Upaya untuk pengembangan sektor UMKM ini tak cukup hanya menciptakan suasan kondusif, mereka juga sangat membutuhkan dana dan pen­dam­pingan untuk pengem­bangan usahanya.

Pola pendekatan pember­dayaan UMKM ada 4, yaitu : Pola Pendekatan dalam pember­dayaan UMKM, Pola Klaster, pola Kemitraan dan Pola Busi­ness Development Service/Pro­vider (BDSP) dimana masing-masin pola ini memiliki sasaran yang ingin dicapai.
Sesuai dengan Instruksi Presiden (Inpres) No.6 Tahun 2007 menekankan pada empat aspek pokok yaitu peningkatan akses UMKM pada sumber pembiayaan, pengembangan kewirausahaan dan SDM, pe­ning­katan peluang pasar dan re­formasi peraturan untuk mem­berdayakan sektor UMKM.

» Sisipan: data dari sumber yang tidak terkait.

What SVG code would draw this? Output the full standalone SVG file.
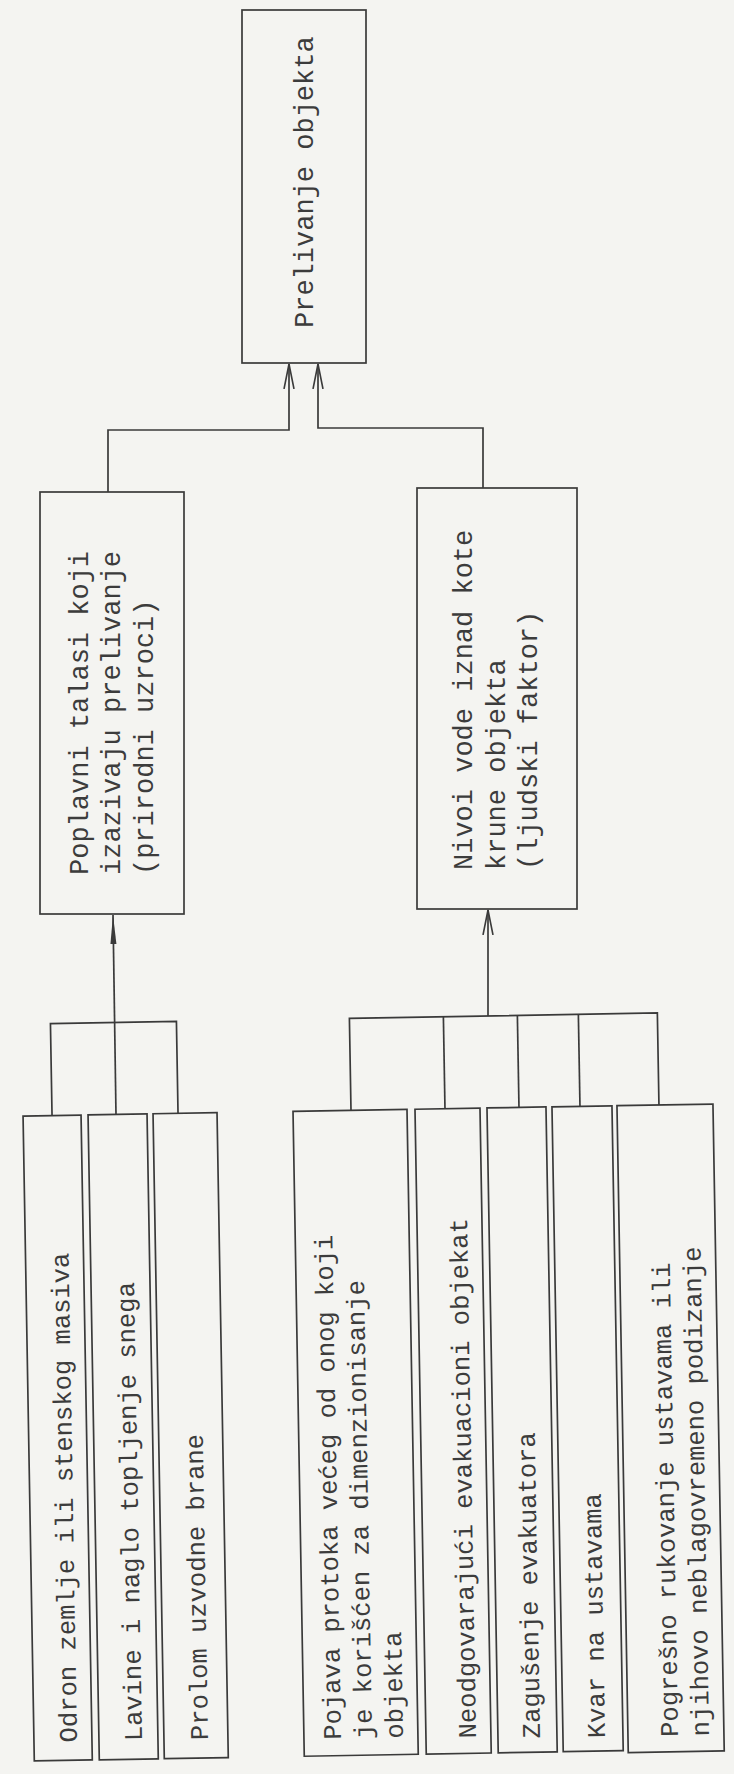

Tenyata, porsi penyaluran kredit UMKM tahun 2007 saja menurun dari 99,5% menjadi 99,3 persen. Perbankan mulai melirik sektor usaha berat. Padahal sektor UMKM seharus­nya lebih diperhatikan karena sektor tersebut menyerap 96,1% dari jumlah tenaga kerja yang ada, sementara sektor usaha berat hanya menyerap 3,8-3,9 persen.
Berbenah Diri

Selama ini UMKM selalu berkeluh kesah sulitnya men­dapat kucuran kredit, karena selain bunganya yang relative tinggi juga sulitnya persyaratan yang diterapkan dengan dalih faktor kehati-hatian perbankan (prudential banking). Semen­tara, perbankan membela diri dengan menuding UKM tidak memiliki kesungguhan dan daya juang untuk memenuhi segala persyaratan perbankan.

Disi lain, UMKM pun sebe­narnya harus berbenah diri. Me­ningkatkan kualitas manajemen dan administrasinya, supaya setiap usulan pemohonan kredit yang diajukannya menjadi eligible dan bankable.

Yang pasti hubungan tidak harmonis antara UMKM deng­an perbankan bukanlah hubu­ngan yang ideal. Perbankan akan menghadapi kesulitan jika tak mampu menggulirkan dana­nya sesuai target yang diha­rapkan. Toh, bank juga harus memenuhi kewajiban mem­bayar bunga kepada nasabah atau pihak ketiga lainnya. Di lain pihak, peranan perbankan selalu dibutuhkan oleh UMKM, karena untuk memperbesar ka­pa­sitas usahanya UMKM tentu tidak bisa hanya me­ngan­dalkan modalnya sendiri.